Integration of AI into products. Users can interact with these models through easy-to-use public interfaces (e.g. chat.openai.com (ChatGPT), bard.google.com) but the underlying technologies are also being integrated into many products, such as Character.ai, which allows you to chat with Characters, which is the most popular generative AI site after ChatGPT. Others include websites that allow people to create and chat with virtual girlfriends and boyfriends, help them write essays and blog posts, study for their AP exams, generate music, and create public service announcements in multiple languages. Microsoft 365 and Google Suite are also seeing integrations.
Incredible scientific and medical applications. We’ve seen more and more medical and scientific advances, including the ability to read radiology reports almost as well as a human, the discovery of thousands of proteins and new antibiotics, and the discovery of millions of new materials.
Launch of personal bots. We mean the launch of new bots (“GPTs,” Poe, playlab.ai) that allow a person to share knowledge and have an assistant to help them do their work. As these “assistants” develop an ability to reason and plan, they will become “agents” that can carry out tasks when given a goal, including choosing which tasks to carry out.

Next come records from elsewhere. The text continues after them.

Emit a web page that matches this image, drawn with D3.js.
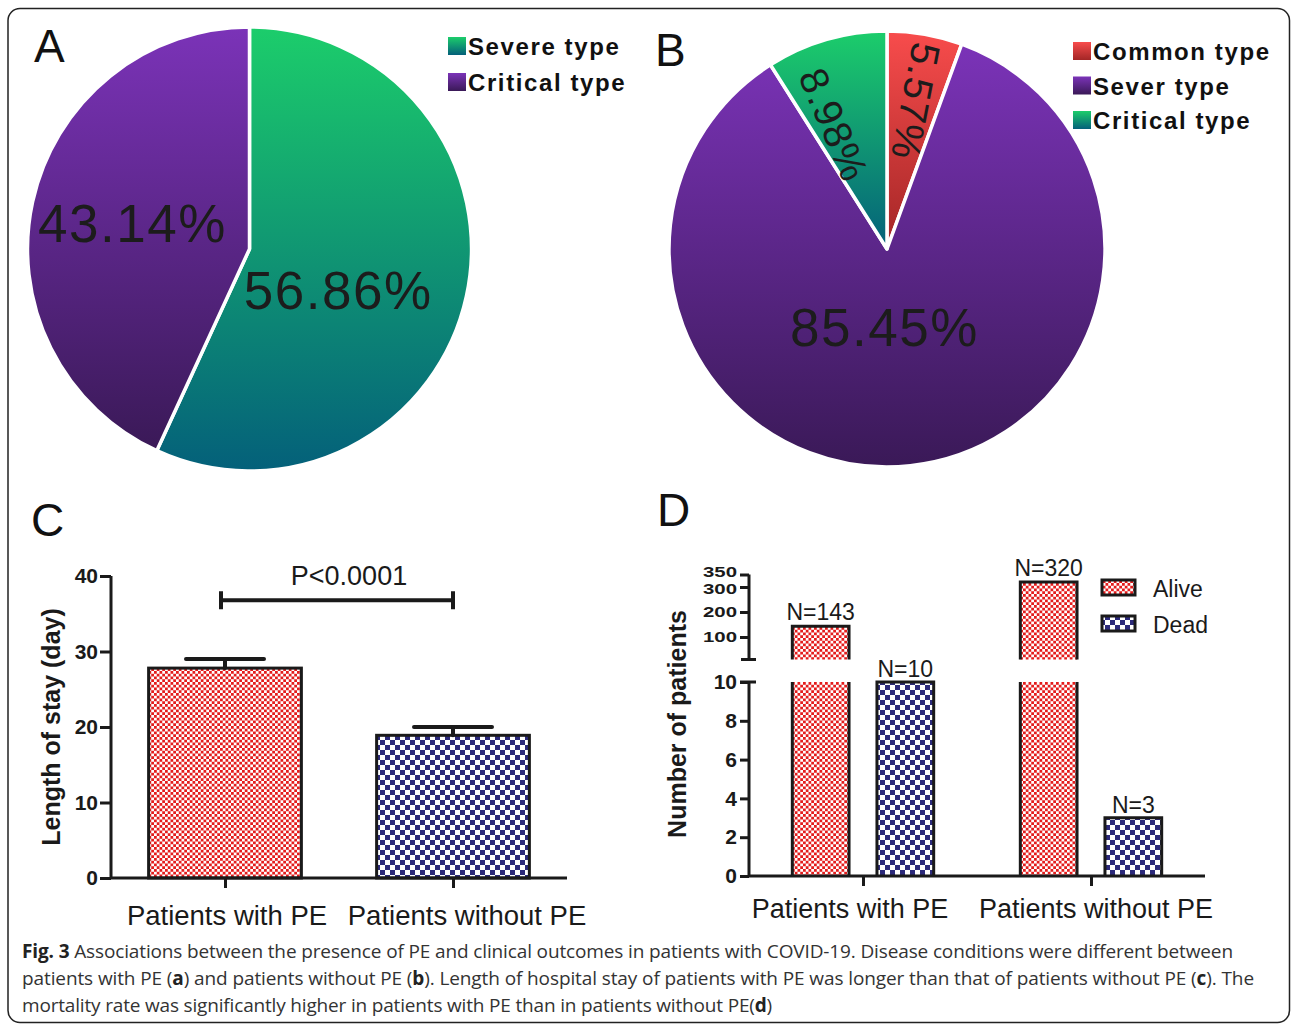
<!DOCTYPE html>
<html>
<head>
<meta charset="utf-8">
<script src="https://cdn.jsdelivr.net/npm/d3@7"></script>
<style>
  html, body { margin: 0; padding: 0; background: #fff; }
  svg { display: block; }
</style>
</head>
<body>
<svg id="fig" width="1292" height="1025"></svg>
<script>
// ---- Data ----
const pieACategories = ["Severe type", "Critical type"];
const pieAValues = [56.86, 43.14];

const pieBCategories = ["Common type", "Sever type", "Critical type"];
const pieBValues = [5.57, 85.45, 8.98];

const stayGroups = ["Patients with PE", "Patients without PE"];
const stayMeans = [27.8, 18.9];
const stayErrors = [1.2, 1.1];
const stayTicks = [0, 10, 20, 30, 40];
const stayPValue = "P<0.0001";

const outcomeGroups = ["Patients with PE", "Patients without PE"];
const outcomeSeries = ["Alive", "Dead"];
const aliveCounts = [143, 320];
const deadCounts = [10, 3];
const lowerTicks = [0, 2, 4, 6, 8, 10];
const upperTicks = [100, 200, 300, 350];

const captionLines = [
  [["Fig. 3", true], [" Associations between the presence of PE and clinical outcomes in patients with COVID-19. Disease conditions were different between", false]],
  [["patients with PE (", false], ["a", true], [") and patients without PE (", false], ["b", true], ["). Length of hospital stay of patients with PE was longer than that of patients without PE (", false], ["c", true], ["). The", false]],
  [["mortality rate was significantly higher in patients with PE than in patients without PE(", false], ["d", true], [")", false]]
];

// ---- Styles ----
const gradStops = {
  green:  ["#1ccd6b", "#04607a"],
  purple: ["#7b33b8", "#3a1957"],
  red:    ["#f84c4c", "#a32626"]
};
const pieAColors = ["green", "purple"];
const pieBColors = ["red", "purple", "green"];
const sansFont = "'Liberation Sans', Arial, sans-serif";

const svg = d3.select("#fig");
svg.append("rect").attr("width", 1292).attr("height", 1025).attr("fill", "#fff");

const defs = svg.append("defs");
Object.entries(gradStops).forEach(([k, [c0, c1]]) => {
  const g = defs.append("linearGradient").attr("id", "grad-" + k)
    .attr("x1", 0).attr("y1", 0).attr("x2", 0).attr("y2", 1);
  g.append("stop").attr("offset", "0%").attr("stop-color", c0);
  g.append("stop").attr("offset", "100%").attr("stop-color", c1);
});

// checkerboard fills for the bars
function checker(id, size, color) {
  const p = defs.append("pattern").attr("id", id).attr("patternUnits", "userSpaceOnUse")
    .attr("width", size * 2).attr("height", size * 2);
  p.append("rect").attr("width", size * 2).attr("height", size * 2).attr("fill", "#fff");
  p.append("rect").attr("width", size).attr("height", size).attr("fill", color);
  p.append("rect").attr("x", size).attr("y", size).attr("width", size).attr("height", size).attr("fill", color);
}
checker("pat-red", 2.75, "#e41c1c");
checker("pat-blue", 5, "#2c2a7a");
const seriesFill = { "Alive": "url(#pat-red)", "Dead": "url(#pat-blue)" };

// outer frame
svg.append("rect").attr("x", 8).attr("y", 8.5).attr("width", 1281.5).attr("height", 1014)
  .attr("rx", 12).attr("fill", "none").attr("stroke", "#222").attr("stroke-width", 1.5);

// panel letters
[["A", 34, 62], ["B", 655, 66], ["C", 31, 536], ["D", 657, 526]].forEach(([t, x, y]) => {
  svg.append("text").attr("x", x).attr("y", y).text(t)
    .attr("font-family", sansFont).attr("font-size", 46).attr("fill", "#111");
});

// ---- Pie helper ----
function drawPie(cfg) {
  const g = svg.append("g").attr("transform", `translate(${cfg.cx},${cfg.cy})`);
  const pie = d3.pie().sort(null).value(d => d)(cfg.values);
  const arc = d3.arc().innerRadius(0).outerRadius(cfg.r);
  g.selectAll("path.slice").data(pie).join("path").attr("class", "slice")
    .attr("d", arc)
    .attr("fill", (d, i) => `url(#grad-${cfg.colors[i]})`)
    .attr("stroke", "#fff").attr("stroke-width", 3.5).attr("stroke-linejoin", "round");

  pie.forEach((d, i) => {
    const L = cfg.labels[i];
    const mid = (d.startAngle + d.endAngle) / 2 + (L.da || 0) * Math.PI / 180;
    const rr = L.r * cfg.r;
    const x = Math.sin(mid) * rr, y = -Math.cos(mid) * rr;
    const txt = d3.format(".2f")(cfg.values[i]) + "%";
    const t = g.append("text")
      .attr("text-anchor", "middle").attr("dominant-baseline", "central")
      .attr("font-family", sansFont).attr("fill", "#1c1c1c")
      .attr("font-size", L.size).attr("letter-spacing", L.ls || 0)
      .text(txt);
    if (L.rotate) {
      const deg = mid * 180 / Math.PI + 90;
      t.attr("transform", `translate(${x},${y}) rotate(${deg})`);
    } else {
      t.attr("x", x).attr("y", y);
    }
  });

  // legend
  const lg = svg.append("g").attr("transform", `translate(${cfg.legendX},${cfg.legendY})`);
  cfg.categories.forEach((c, i) => {
    const row = lg.append("g").attr("transform", `translate(0,${i * cfg.legendStep})`);
    row.append("rect").attr("x", 0).attr("y", -18).attr("width", 18).attr("height", 18)
      .attr("fill", `url(#grad-${cfg.colors[i]})`);
    row.append("text").attr("x", 20).attr("y", 0).text(c)
      .attr("font-family", sansFont).attr("font-weight", "bold").attr("font-size", 24)
      .attr("letter-spacing", 1.6).attr("fill", "#111");
  });
}

drawPie({
  cx: 249.5, cy: 249, r: 222,
  values: pieAValues, categories: pieACategories, colors: pieAColors,
  labels: [{ r: 0.44, da: 12.5, size: 53, ls: 1.5 }, { r: 0.54, da: 0, size: 53, ls: 1.5 }],
  legendX: 448, legendY: 55, legendStep: 36
});

drawPie({
  cx: 887, cy: 249, r: 218,
  values: pieBValues, categories: pieBCategories, colors: pieBColors,
  labels: [{ r: 0.69, da: 1, size: 40, rotate: true, ls: 1 },
           { r: 0.36, da: 8, size: 53, ls: 1.5 },
           { r: 0.62, da: -7, size: 40, rotate: true, ls: 1 }],
  legendX: 1073, legendY: 60, legendStep: 34.5
});

// ---- Panel C: length of stay ----
(function () {
  const x0 = 111, x1 = 567, yBase = 878, yTop = 576;
  const x = d3.scalePoint().domain(stayGroups).range([x0, x1]).padding(0.5);
  const y = d3.scaleLinear().domain([0, 40]).range([yBase, yTop]);
  const bw = x.step() * 0.67;
  const fills = ["url(#pat-red)", "url(#pat-blue)"];
  const g = svg.append("g");

  // bars
  g.selectAll("rect.bar").data(stayMeans).join("rect").attr("class", "bar")
    .attr("x", (d, i) => x(stayGroups[i]) - bw / 2).attr("y", d => y(d))
    .attr("width", bw).attr("height", d => yBase - y(d))
    .attr("fill", (d, i) => fills[i]).attr("stroke", "#1a1a1a").attr("stroke-width", 3);

  // error bars
  stayMeans.forEach((m, i) => {
    const cx = x(stayGroups[i]);
    g.append("path").attr("d", `M${cx},${y(m)}V${y(m + stayErrors[i])}M${cx - 39},${y(m + stayErrors[i])}H${cx + 39}`)
      .attr("stroke", "#1a1a1a").attr("stroke-width", 4).attr("stroke-linecap", "round").attr("fill", "none");
  });

  // axes
  const yAxis = d3.axisLeft(y).tickValues(stayTicks).tickSize(11).tickPadding(2);
  const ya = g.append("g").attr("transform", `translate(${x0},0)`).call(yAxis);
  ya.select(".domain").attr("d", `M0,${yTop}V${yBase}`);
  const xAxis = d3.axisBottom(x).tickSize(10).tickFormat("");
  const xa = g.append("g").attr("transform", `translate(0,${yBase})`).call(xAxis);
  xa.select(".domain").attr("d", `M${x0},0H${x1}`);
  [ya, xa].forEach(a => {
    a.selectAll(".domain, line").attr("stroke", "#1a1a1a").attr("stroke-width", 3);
  });
  ya.selectAll("text").attr("font-family", sansFont).attr("font-weight", "bold")
    .attr("font-size", 21).attr("fill", "#1a1a1a");

  // category labels
  const shifts = [2, 14];
  stayGroups.forEach((s, i) => {
    g.append("text").attr("x", x(s) + shifts[i]).attr("y", 925).attr("text-anchor", "middle")
      .attr("font-family", sansFont).attr("font-size", 27.5).attr("fill", "#1a1a1a").text(s);
  });

  // axis title
  g.append("text").attr("transform", `translate(60,727) rotate(-90)`).attr("text-anchor", "middle")
    .attr("font-family", sansFont).attr("font-weight", "bold").attr("font-size", 25)
    .attr("fill", "#1a1a1a").text("Length of stay (day)");

  // significance bracket
  const by = y(36.8);
  const bx0 = x(stayGroups[0]) - 4, bx1 = x(stayGroups[1]);
  g.append("path").attr("d", `M${bx0},${by - 9}V${by + 9}M${bx0},${by}H${bx1}M${bx1},${by - 9}V${by + 9}`)
    .attr("stroke", "#1a1a1a").attr("stroke-width", 4).attr("fill", "none");
  g.append("text").attr("x", (bx0 + bx1) / 2 + 12).attr("y", by - 15).attr("text-anchor", "middle")
    .attr("font-family", sansFont).attr("font-size", 27).attr("fill", "#1a1a1a").text(stayPValue);
})();

// ---- Panel D: outcomes with broken y-axis ----
(function () {
  const x0 = 749, x1 = 1205, yBase = 876;
  const x = d3.scalePoint().domain(outcomeGroups).range([x0, x1]).padding(0.5);
  const half = x.step() * 0.31;
  const xs = d3.scaleBand().domain(outcomeSeries).range([-half, half]).paddingInner(0.33);
  const yLow = d3.scaleLinear().domain([0, 10]).range([yBase, 682]);
  const yUp = d3.scaleLinear().domain([10, 350]).range([659.5, 574.5]);
  const g = svg.append("g");
  const ink = "#1a1a1a";
  const counts = { "Alive": aliveCounts, "Dead": deadCounts };

  outcomeGroups.forEach((grp, gi) => {
    outcomeSeries.forEach(s => {
      const v = counts[s][gi];
      const bx = x(grp) + xs(s), bw = xs.bandwidth();
      const lowTop = yLow(Math.min(v, 10));
      g.append("rect").attr("x", bx).attr("y", lowTop).attr("width", bw).attr("height", yBase - lowTop)
        .attr("fill", seriesFill[s]);
      if (v > 10) {
        g.append("path").attr("d", `M${bx},${yBase}V${lowTop}M${bx + bw},${lowTop}V${yBase}`)
          .attr("stroke", ink).attr("stroke-width", 3).attr("fill", "none");
        const top = yUp(v), bot = yUp(10);
        g.append("rect").attr("x", bx).attr("y", top).attr("width", bw).attr("height", bot - top)
          .attr("fill", seriesFill[s]);
        g.append("path").attr("d", `M${bx},${bot}V${top}H${bx + bw}V${bot}`)
          .attr("stroke", ink).attr("stroke-width", 3).attr("fill", "none");
        g.append("text").attr("x", bx + bw / 2).attr("y", top - 6).attr("text-anchor", "middle")
          .attr("font-family", sansFont).attr("font-size", 23).attr("fill", ink).text("N=" + v);
      } else {
        g.append("path").attr("d", `M${bx},${yBase}V${lowTop}H${bx + bw}V${yBase}`)
          .attr("stroke", ink).attr("stroke-width", 3).attr("fill", "none");
        g.append("text").attr("x", bx + bw / 2).attr("y", lowTop - 5).attr("text-anchor", "middle")
          .attr("font-family", sansFont).attr("font-size", 23).attr("fill", ink).text("N=" + v);
      }
    });
  });

  // lower y-axis segment
  const la = g.append("g").attr("transform", `translate(${x0},0)`)
    .call(d3.axisLeft(yLow).tickValues(lowerTicks).tickSize(9).tickPadding(3));
  la.select(".domain").attr("d", `M0,${yBase}V${yLow(10)}M-9,${yLow(10)}H7`);
  la.selectAll("text").attr("font-size", 21);
  // upper y-axis segment: compact, slightly spread labels so the two top ticks stay legible
  const ua = g.append("g").attr("transform", `translate(${x0},0)`)
    .call(d3.axisLeft(yUp).tickValues(upperTicks).tickSize(9).tickPadding(3));
  ua.select(".domain").attr("d", `M0,${yUp(10)}V${yUp(350)}M-8,${yUp(10)}H7`);
  ua.selectAll("text").attr("font-size", 14).attr("textLength", 34).attr("lengthAdjust", "spacingAndGlyphs")
    .attr("y", d => d === 350 ? -2.5 : d === 300 ? 2 : 0);
  // x-axis
  const xa = g.append("g").attr("transform", `translate(0,${yBase})`)
    .call(d3.axisBottom(x).tickSize(10).tickFormat(""));
  xa.select(".domain").attr("d", `M${x0},0H${x1}`);
  [la, ua, xa].forEach(a => a.selectAll(".domain, line").attr("stroke", ink).attr("stroke-width", 3));
  [la, ua].forEach(a => a.selectAll("text").attr("font-family", sansFont)
    .attr("font-weight", "bold").attr("fill", ink));

  const shifts = [-13, 5];
  outcomeGroups.forEach((s, i) => {
    g.append("text").attr("x", x(s) + shifts[i]).attr("y", 918).attr("text-anchor", "middle")
      .attr("font-family", sansFont).attr("font-size", 27).attr("fill", ink).text(s);
  });

  g.append("text").attr("transform", `translate(686,724) rotate(-90)`).attr("text-anchor", "middle")
    .attr("font-family", sansFont).attr("font-weight", "bold").attr("font-size", 25)
    .attr("fill", ink).text("Number of patients");

  // legend
  outcomeSeries.forEach((s, i) => {
    const ly = 580 + i * 36;
    g.append("rect").attr("x", 1102).attr("y", ly).attr("width", 33).attr("height", 15)
      .attr("fill", seriesFill[s]).attr("stroke", ink).attr("stroke-width", 3);
    g.append("text").attr("x", 1153).attr("y", ly + 17).attr("font-family", sansFont)
      .attr("font-size", 23).attr("fill", ink).text(s);
  });
})();

// ---- Caption: each line is spread to its column width via letter-spacing ----
const capWidths = [1211, 1232, 750];
captionLines.forEach((parts, li) => {
  const t = svg.append("text").attr("x", 22).attr("y", 958 + li * 27)
    .attr("font-family", "'Open Sans', sans-serif").attr("font-size", 19).attr("fill", "#333");
  parts.forEach(([s, b]) => {
    t.append("tspan").attr("font-weight", b ? "bold" : "normal").attr("fill", b ? "#222" : "#333").text(s);
  });
  const natural = t.node().getComputedTextLength();
  const chars = parts.reduce((n, p) => n + p[0].length, 0);
  t.attr("letter-spacing", ((capWidths[li] - natural) / chars).toFixed(3));
});
</script>
</body>
</html>
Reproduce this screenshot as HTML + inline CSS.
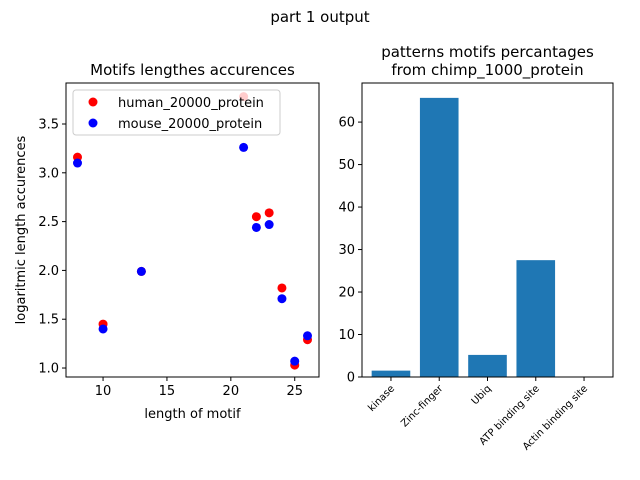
<!DOCTYPE html>
<html><head><meta charset="utf-8"><style>
body{margin:0;background:#fff}
svg{display:block;font-family:"DejaVu Sans","Liberation Sans",sans-serif}
</style></head><body>
<svg id="fig" width="640" height="480" xmlns="http://www.w3.org/2000/svg">
<rect width="640" height="480" fill="#fff"/>
<text x="320" y="22" font-size="15" text-anchor="middle">part 1 output</text>
<g id="left"></g>
<g id="right"></g>
</svg>
<script>
const scatterX = [8,10,13,21,22,23,24,25,26];
const humanY = [3.16,1.45,1.99,3.78,2.55,2.59,1.82,1.03,1.29];
const mouseY = [3.10,1.40,1.99,3.26,2.44,2.47,1.71,1.07,1.33];
const scatterXTicks = [10,15,20,25];
const scatterYTicks = [1.0,1.5,2.0,2.5,3.0,3.5];
const barCategories = ["kinase","Zinc-finger","Ubiq","ATP binding site","Actin binding site"];
const barValues = [1.5,65.7,5.2,27.5,0];
const barYTicks = [0,10,20,30,40,50,60];

const NS="http://www.w3.org/2000/svg";
function mk(p,t,a,txt){const e=document.createElementNS(NS,t);for(const k in a)e.setAttribute(k,a[k]);if(txt!==undefined)e.textContent=txt;p.appendChild(e);return e;}

const L=document.getElementById('left');
const lx0=66,lx1=319,ly0=377,ly1=83,xmin=7.1,xmax=26.9,ymin=0.908,ymax=3.92;
const sx=v=>lx0+(v-xmin)/(xmax-xmin)*(lx1-lx0);
const sy=v=>ly0-(v-ymin)/(ymax-ymin)*(ly0-ly1);
scatterX.forEach((x,i)=>{const c=mk(L,'circle',{cx:sx(x),cy:sy(humanY[i]),r:4.5,fill:'#ff0000'});

});
scatterX.forEach((x,i)=>{const c=mk(L,'circle',{cx:sx(x),cy:sy(mouseY[i]),r:4.5,fill:'#0000ff'});

});
mk(L,'rect',{x:lx0,y:ly1,width:lx1-lx0,height:ly0-ly1,fill:'none',stroke:'#000','stroke-width':1});
scatterXTicks.forEach(t=>{const x=sx(t);mk(L,'line',{x1:x,x2:x,y1:ly0,y2:ly0+4,stroke:'#000'});
const tx=mk(L,'text',{x:x,y:ly0+18,'font-size':13,'text-anchor':'middle'},String(t));

});
scatterYTicks.forEach(t=>{const y=sy(t);mk(L,'line',{x1:lx0-4,x2:lx0,y1:y,y2:y,stroke:'#000'});
const tx=mk(L,'text',{x:lx0-7,y:y+4.5,'font-size':13,'text-anchor':'end'},t.toFixed(1));

});
let e=mk(L,'text',{x:(lx0+lx1)/2,y:418,'font-size':13,'text-anchor':'middle'},'length of motif');

e=mk(L,'text',{x:0,y:0,'font-size':13,'text-anchor':'middle',transform:`translate(25,${(ly0+ly1)/2}) rotate(-90)`},'logaritmic length accurences');

e=mk(L,'text',{x:(lx0+lx1)/2,y:75,'font-size':15,'text-anchor':'middle'},'Motifs lengthes accurences');

const lg=mk(L,'g',{});


mk(lg,'rect',{x:73,y:90,width:207,height:45,rx:3,fill:'rgba(255,255,255,0.8)',stroke:'#ccc'});
mk(lg,'circle',{cx:93,cy:102,r:4.5,fill:'#ff0000'});
mk(lg,'text',{x:118,y:107,'font-size':13},'human_20000_protein');
mk(lg,'circle',{cx:93,cy:123,r:4.5,fill:'#0000ff'});
mk(lg,'text',{x:118,y:128,'font-size':13},'mouse_20000_protein');

const R=document.getElementById('right');
const rx0=362,rx1=613,ry0=377,ry1=83,bymax=69.2;
const bx=i=>rx0+(i+0.6)/5.2*(rx1-rx0);
const bw=0.8/5.2*(rx1-rx0);
const by=v=>ry0-v/bymax*(ry0-ry1);
barCategories.forEach((c,i)=>{const r=mk(R,'rect',{x:bx(i)-bw/2,y:by(barValues[i]),width:bw,height:ry0-by(barValues[i]),fill:'#1f77b4'});


const x=bx(i);mk(R,'line',{x1:x,x2:x,y1:ry0,y2:ry0+4,stroke:'#000'});
const t=mk(R,'text',{x:0,y:0,'font-size':10,'text-anchor':'end',transform:`translate(${x+4},${ry0+12}) rotate(-45)`},c);

});
mk(R,'rect',{x:rx0,y:ry1,width:rx1-rx0,height:ry0-ry1,fill:'none',stroke:'#000'});
barYTicks.forEach(t=>{const y=by(t);mk(R,'line',{x1:rx0-4,x2:rx0,y1:y,y2:y,stroke:'#000'});
const tx=mk(R,'text',{x:rx0-7,y:y+4.5,'font-size':13,'text-anchor':'end'},String(t));

});
e=mk(R,'text',{x:(rx0+rx1)/2,y:57,'font-size':15,'text-anchor':'middle'},'patterns motifs percantages');

e=mk(R,'text',{x:(rx0+rx1)/2,y:75,'font-size':15,'text-anchor':'middle'},'from chimp_1000_protein');

</script>
</body></html>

Robotics. You can think of AI models as the “brains.” Robots are bodies. And we are starting to see the development and production of the bodies. It is harder to develop a working robot than the AI model brains, but robots are starting to work in factories and other controlled environments.
So, yes, in 2023, we started to see the basic assembly of robots, from the development of brains to the creation of bodies. We are probably 2+ years from reliable autonomous robots with physical incarnations, but you can see them start to take shape.
Education’s reaction
Education was arguably the first industry impacted by generative AI applications, as students' papers can be written by generative AI. Most faculty were taken aback by this, and while many tried to incorporate AI writing into their courses, others spent a lot of time trying to “detect” and punish such writing. Such efforts consumed a lot of educators’ time.
In addition to spending some time thinking about how to manage student writing in an age of AI, some schools and faculty began integrating AI products that increased surveillance of students (HallPass.com) and made it easier for teachers to complete tasks (lesson plans, grades, quizzes, vocabulary lists, etc.). These focus on how to do what we do now in school faster. There is certainly some merit to this, but it leaves fundamental questions related to how we should help prepare students for an AI World unanswered.
A small number of schools and universities have started thinking about how to prepare students for a world where robots can read, listen, see, think, and respond in text, voice, image, and video in the same way a teacher or professor who is knowledgeable in the content area and has strong human interaction skills would. We outline many ideas for consideration in our report, and we expect more development in this area in 2024.